Update: By 19 October the letter had been signed by over 100 more people, including Stiles T. Colwill, former chairman of the museum's board of trustees, and Arnold Lehman, a former director of the BMA and director emeritus of the Brooklyn Museum. And the lawyer organising the signatures submitted a separate letter to the board asking trustees to reverse their decision to deaccession the works.

Sotheby’s estimates that the Still will sell for $12m to $18m, and the Marden, for $10m to $15m. That indicates that the museum is hoping to reap around $40m for the Warhol. “However a comparably-sized Warhol Last Supper painting was sold in November 2017 by Christie’s, at auction, for $60,875,000,” the letter states.

“This significant disparity in price is extremely troubling, and leads one to conclude, independent of the merits or lack thereof of the deaccession, that the BMA did not sufficiently exercise its fiduciary duty in valuation of the work and seeking competition to maximise the sale proceeds,’’ the former trustees, donors, committee members and docents write. “Instead, this iconic Warhol painting is likely being sold, or already has been sold, at a bargain-basement price.”

Competitive sales proposals from two or more auction houses for the Still and Marden would also have increased the BMA’s profits, the letter argues. The signatories also note that the sales are being undertaken while “the BMA’s finances have remained steady, and the BMA’s staff has not been subject to layoffs, belying any sense of urgency to a sale, or any need to bypass normal due diligence”. And they assert that the deaccessioning decision poses a conflict of interest for curators, who they say would stand to benefit from salary increases financed by the proceeds from the sales.

The museum released a statement disputing that allegation. “The lowest paid hourly wage earners within the institution—none of whom were involved in determining the works for sale— are the only individuals for whom a specific pay increase has been defined,” it says. (The museum’s director, Christopher Bedford, told The Art Newspaper this month that museum guards, for example, would see their pay rise from $13.50 an hour to $20 an hour by July 2022.)

“Members of HR [human resources] and senior leadership are working to map out additional positions in need of pay increases in order to achieve equitable compensation across the institution,” the museum adds. “Moreover, key senior curatorial positions at the BMA are endowed, making these positions minimally impacted by any changes in salaries overall.”

The BMA also defends its agreement with Sotheby’s, saying that it had determined in concert with experts at the auction house “that a private sale would be the most effective format for the sale of The Last Supper, and that the works by Marden and Still should go to public auction”.

“Both formats are commonplace approaches to the sale of art, and these decisions are driven by an awareness of market value, an understanding of the quality and singularity of the works themselves and knowledge of the existing pool of prospective buyers,” it adds.

“We are confident that there are no legal issues relating to the BMA’s deaccession of works,” the museum states.
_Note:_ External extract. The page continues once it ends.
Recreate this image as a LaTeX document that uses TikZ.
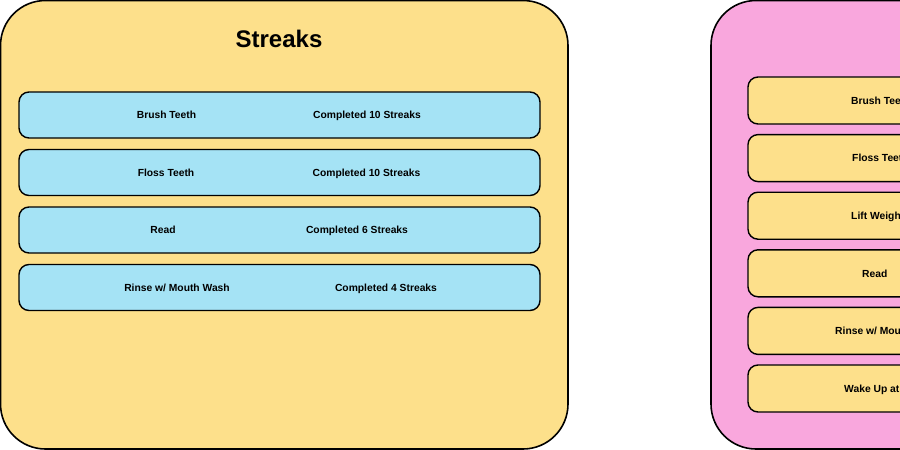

It adds that it has reached out to the state attorney general and secretary of state to furnish them with information about the sales.

The letter’s signatories also make a case for retaining each of the paintings. The Warhol Last Supper, they write, “a perennial favourite of BMA visitors, is the most important work” of the multiple paintings by the artist that were acquired by the museum in the late 1980s and early 90s. Acquiring the 1986 work “boldly centred the BMA’s contemporary collection around a queer artist, a ground-breaking achievement in diversifying art history,” they add.

As for the Still 1957-G, the letter notes that the painting was a gift from the artist, and that his works are not well represented in museum collections. “Because Still’s paintings have price tags that run in the tens of millions, one can say with almost 100% certainty that if the BMA deaccessions its single piece by the artist, the museum will never again represent the work of this major Abstract Expressionist, who lived in the state of Maryland,” it says.

Marden’s 3 is also the sole painting by the artist in the museum’s collection, the signatories write, and Marden is still living. “By selling a work of art during an artist’s lifetime, a museum might negatively impact the market of that artist’s work—a consequence that is inherently antithetical to the BMA’s role of supporting art and artists,” the letter says. The museum counters that it owns 16 remaining works by the artist on paper.

“We look forward to your investigation of these matters and urge prompt action before the October 28 sales of these iconic artworks are finalise and the State of Maryland loses a significant part of its cultural heritage,” the letter concludes.